"There has been a great deal of waterlogging since mid December, with many orchards saturated," he said. "That's likely to give an increase in diseases, especially canker."
Similar wet conditions in 2012 caused "quite significant tree losses", he added. "The worry is that we will have similar or even greater losses now. The longer this wet period goes on, the greater the risk."
The lack of frosts so far is a further concern, said Barlow. "It means trees aren't shutting down properly so they won't have much vigour when they come back to life in spring and you won't get the quantity and quality of buds you would hope for, which will of course adversely affect the subsequent crop. None of this is definite yet, but we are slightly nervous."
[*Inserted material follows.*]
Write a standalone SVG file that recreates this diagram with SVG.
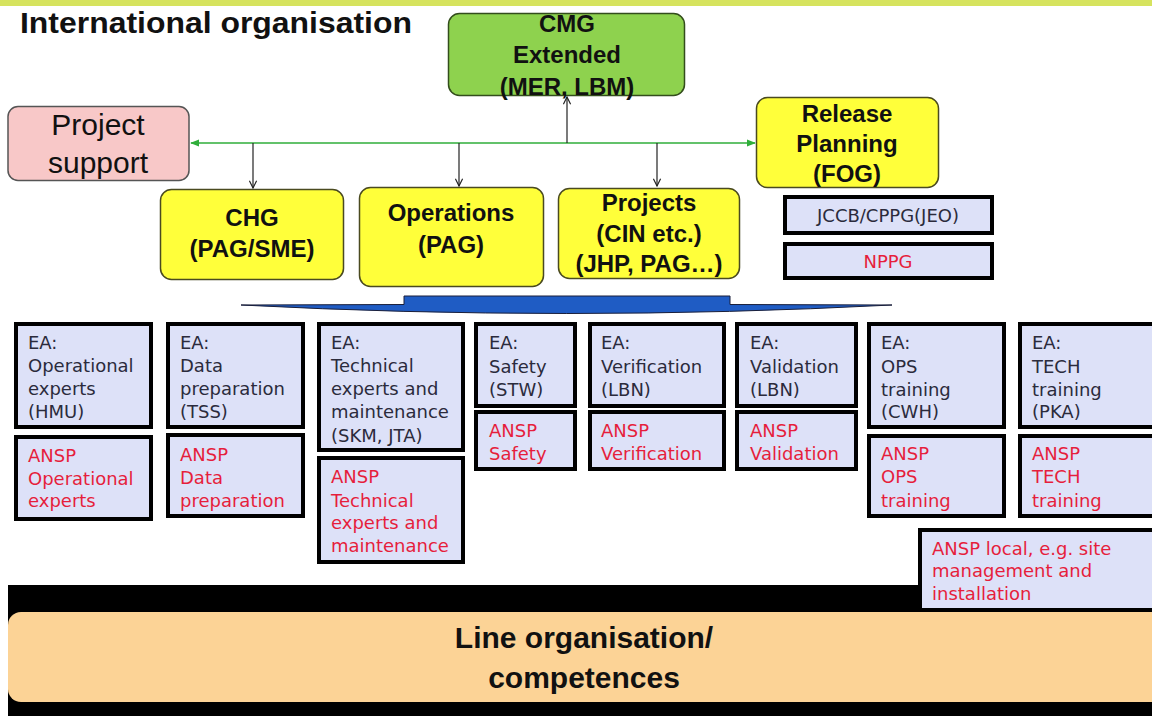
<svg xmlns="http://www.w3.org/2000/svg" width="1152" height="716" viewBox="0 0 1152 716">
  <defs>
    <marker id="arrOpen" viewBox="0 0 10 10" refX="9" refY="5" markerWidth="9" markerHeight="9" orient="auto-start-reverse" markerUnits="userSpaceOnUse">
      <path d="M1,1 L9,5 L1,9" fill="none" stroke="#222" stroke-width="1.3"/>
    </marker>
    <marker id="arrGreen" viewBox="0 0 10 10" refX="9" refY="5" markerWidth="9" markerHeight="9" orient="auto-start-reverse" markerUnits="userSpaceOnUse">
      <path d="M0,1 L10,5 L0,9 Z" fill="#2fae3a"/>
    </marker>
    <style>
      .title { font-family: "Liberation Sans", Arial, sans-serif; font-weight: bold; fill: #111; }
      .bold { font-family: "Liberation Sans", Arial, sans-serif; font-weight: bold; font-size: 24px; fill: #111; text-anchor: middle; }
      .plain { font-family: "Liberation Sans", Arial, sans-serif; font-size: 30px; fill: #111; text-anchor: middle; }
      .yellow { fill: #ffff3a; stroke: #4a4a20; stroke-width: 1.5; }
      .ea { fill: #dde1f8; stroke: #000; stroke-width: 4; }
      .t { font-family: "DejaVu Sans", Tahoma, sans-serif; font-size: 18px; fill: #2b2b3c; }
      .r { font-family: "DejaVu Sans", Tahoma, sans-serif; font-size: 18px; fill: #e61e3c; }
      .conn { stroke: #222; stroke-width: 1.2; fill: none; }
    </style>
  </defs>

  <!-- header strip -->
  <rect x="0" y="0" width="1152" height="6" fill="#d6e35e"/>
  <text class="title" x="20" y="33" font-size="29" textLength="392" lengthAdjust="spacingAndGlyphs">International organisation</text>

  <!-- top level groups -->
  <g id="cmg">
    <rect x="448.5" y="13.5" width="236" height="82" rx="11" fill="#8ed24e" stroke="#334d1c" stroke-width="1.5"/>
    <text class="bold" x="567" y="32">CMG</text>
    <text class="bold" x="567" y="63">Extended</text>
    <text class="bold" x="567" y="95">(MER, LBM)</text>
  </g>

  <g id="project-support">
    <rect x="8" y="106.5" width="181" height="74" rx="10" fill="#f8c8c8" stroke="#555" stroke-width="1.5"/>
    <text class="plain" x="98" y="135">Project</text>
    <text class="plain" x="98" y="173">support</text>
  </g>

  <g id="release-planning">
    <rect class="yellow" x="756.5" y="97.5" width="182" height="90" rx="11"/>
    <text class="bold" x="847" y="122">Release</text>
    <text class="bold" x="847" y="152">Planning</text>
    <text class="bold" x="847" y="182">(FOG)</text>
  </g>

  <g id="chg">
    <rect class="yellow" x="160.5" y="189.5" width="183" height="90" rx="11"/>
    <text class="bold" x="252" y="226">CHG</text>
    <text class="bold" x="252" y="257">(PAG/SME)</text>
  </g>

  <g id="operations">
    <rect class="yellow" x="359.5" y="187.5" width="184" height="99" rx="11"/>
    <text class="bold" x="451" y="221">Operations</text>
    <text class="bold" x="451" y="253">(PAG)</text>
  </g>

  <g id="projects">
    <rect class="yellow" x="558.5" y="188.5" width="181" height="90" rx="11"/>
    <text class="bold" x="649" y="211">Projects</text>
    <text class="bold" x="649" y="242">(CIN etc.)</text>
    <text class="bold" x="649" y="272">(JHP, PAG…)</text>
  </g>

  <g id="jccb">
    <rect class="ea" x="785" y="197" width="207" height="36"/>
    <text class="t" x="888" y="222" font-size="19" text-anchor="middle">JCCB/CPPG(JEO)</text>
  </g>

  <g id="nppg">
    <rect class="ea" x="785" y="244" width="207" height="34"/>
    <text class="r" x="888" y="268" font-size="19" text-anchor="middle">NPPG</text>
  </g>

  <!-- connectors -->
  <g id="connectors">
    <line x1="191" y1="143" x2="755" y2="143" stroke="#2fae3a" stroke-width="1.5" marker-start="url(#arrGreen)" marker-end="url(#arrGreen)"/>
    <line class="conn" x1="567" y1="143" x2="567" y2="97" marker-end="url(#arrOpen)"/>
    <line class="conn" x1="253" y1="143" x2="253" y2="188" marker-end="url(#arrOpen)"/>
    <line class="conn" x1="459" y1="143" x2="459" y2="186" marker-end="url(#arrOpen)"/>
    <line class="conn" x1="657" y1="143" x2="657" y2="186" marker-end="url(#arrOpen)"/>
    <!-- broad downward arrow -->
    <path d="M404,296 H730 V304.5 L892,305 Q567,322 241,305 L404,304.5 Z" fill="#1f5cc4" stroke="#1a1f3a" stroke-width="1"/>
  </g>

  <!-- line organisation band -->
  <g id="line-organisation">
    <rect x="8" y="585" width="1144" height="131" fill="#000"/>
    <rect x="8" y="612" width="1160" height="90" rx="13" fill="#fcd396"/>
    <text class="title" x="584" y="648" font-size="30" text-anchor="middle">Line organisation/</text>
    <text class="title" x="584" y="688" font-size="30" text-anchor="middle">competences</text>
  </g>

  <!-- expert areas -->
  <g id="ea-operational">
    <rect class="ea" x="16" y="324" width="135" height="103"/>
    <text class="t" x="28" y="349">EA:</text>
    <text class="t" x="28" y="372">Operational</text>
    <text class="t" x="28" y="395">experts</text>
    <text class="t" x="28" y="418">(HMU)</text>
  </g>
  <g id="ansp-operational">
    <rect class="ea" x="16" y="437" width="135" height="82"/>
    <text class="r" x="28" y="462">ANSP</text>
    <text class="r" x="28" y="485">Operational</text>
    <text class="r" x="28" y="507">experts</text>
  </g>

  <g id="ea-data">
    <rect class="ea" x="168" y="324" width="135" height="103"/>
    <text class="t" x="180" y="349">EA:</text>
    <text class="t" x="180" y="372">Data</text>
    <text class="t" x="180" y="395">preparation</text>
    <text class="t" x="180" y="418">(TSS)</text>
  </g>
  <g id="ansp-data">
    <rect class="ea" x="168" y="435" width="135" height="81"/>
    <text class="r" x="180" y="461">ANSP</text>
    <text class="r" x="180" y="484">Data</text>
    <text class="r" x="180" y="507">preparation</text>
  </g>

  <g id="ea-technical">
    <rect class="ea" x="319" y="324" width="144" height="126"/>
    <text class="t" x="331" y="349">EA:</text>
    <text class="t" x="331" y="372">Technical</text>
    <text class="t" x="331" y="395">experts and</text>
    <text class="t" x="331" y="418" font-size="17">maintenance</text>
    <text class="t" x="331" y="442" font-size="17">(SKM, JTA)</text>
  </g>
  <g id="ansp-technical">
    <rect class="ea" x="319" y="458" width="144" height="104"/>
    <text class="r" x="331" y="483">ANSP</text>
    <text class="r" x="331" y="507">Technical</text>
    <text class="r" x="331" y="529">experts and</text>
    <text class="r" x="331" y="552" font-size="17">maintenance</text>
  </g>

  <g id="ea-safety">
    <rect class="ea" x="476" y="324" width="99" height="82"/>
    <text class="t" x="489" y="349">EA:</text>
    <text class="t" x="489" y="373">Safety</text>
    <text class="t" x="489" y="396">(STW)</text>
  </g>
  <g id="ansp-safety">
    <rect class="ea" x="476" y="412" width="99" height="57"/>
    <text class="r" x="489" y="437">ANSP</text>
    <text class="r" x="489" y="460">Safety</text>
  </g>

  <g id="ea-verification">
    <rect class="ea" x="590" y="324" width="134" height="82"/>
    <text class="t" x="601" y="349">EA:</text>
    <text class="t" x="601" y="373">Verification</text>
    <text class="t" x="601" y="396">(LBN)</text>
  </g>
  <g id="ansp-verification">
    <rect class="ea" x="590" y="412" width="134" height="57"/>
    <text class="r" x="601" y="437">ANSP</text>
    <text class="r" x="601" y="460">Verification</text>
  </g>

  <g id="ea-validation">
    <rect class="ea" x="737" y="324" width="119" height="82"/>
    <text class="t" x="750" y="349">EA:</text>
    <text class="t" x="750" y="373">Validation</text>
    <text class="t" x="750" y="396">(LBN)</text>
  </g>
  <g id="ansp-validation">
    <rect class="ea" x="737" y="412" width="119" height="57"/>
    <text class="r" x="750" y="437">ANSP</text>
    <text class="r" x="750" y="460">Validation</text>
  </g>

  <g id="ea-ops-training">
    <rect class="ea" x="869" y="324" width="135" height="103"/>
    <text class="t" x="881" y="349">EA:</text>
    <text class="t" x="881" y="373">OPS</text>
    <text class="t" x="881" y="396">training</text>
    <text class="t" x="881" y="418">(CWH)</text>
  </g>
  <g id="ansp-ops-training">
    <rect class="ea" x="869" y="436" width="135" height="80"/>
    <text class="r" x="881" y="460">ANSP</text>
    <text class="r" x="881" y="483">OPS</text>
    <text class="r" x="881" y="507">training</text>
  </g>

  <g id="ea-tech-training">
    <rect class="ea" x="1020" y="324" width="150" height="103"/>
    <text class="t" x="1032" y="349">EA:</text>
    <text class="t" x="1032" y="373">TECH</text>
    <text class="t" x="1032" y="396">training</text>
    <text class="t" x="1032" y="418">(PKA)</text>
  </g>
  <g id="ansp-tech-training">
    <rect class="ea" x="1020" y="436" width="150" height="80"/>
    <text class="r" x="1032" y="460">ANSP</text>
    <text class="r" x="1032" y="483">TECH</text>
    <text class="r" x="1032" y="507">training</text>
  </g>

  <g id="ansp-local">
    <rect class="ea" x="920" y="530" width="250" height="80"/>
    <text class="r" x="932" y="555">ANSP local, e.g. site</text>
    <text class="r" x="932" y="577">management and</text>
    <text class="r" x="932" y="600">installation</text>
  </g>
</svg>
But January has proved to be a bumper month for English apple sales, he pointed out. "We have had a terrific start to the year, with sales to the multiples in the first three weeks up 14 per cent on January 2012, which was a good year, and up 24 per cent on the same period last year."
Thanks to the late start to the season last year and "a strong garden crop" that reduced pre-Christmas sales, there are now plentiful supplies of a range of UK-grown varieties, he explained.
"There is a lot of strong promotional activity but there has to be balance on pricing to give growers enough return to reinvest."
Meanwhile, on the field vegetable side, vegetable consultant David Norman said: "It's a couple of weeks until any land work will be done so it's a bit early to say. If it's still as wet in a month's time then it will be an issue."
Brassica Growers Association chairman Matthew Rawson added: "With the end of the season now in sight, it just makes the job a bit more challenging."
"Wet conditions have continued to add to already saturated land, with many fields needing considerable time to dry out before land work is possible. The earliest growers will be starting planting on the lightest land when conditions allow."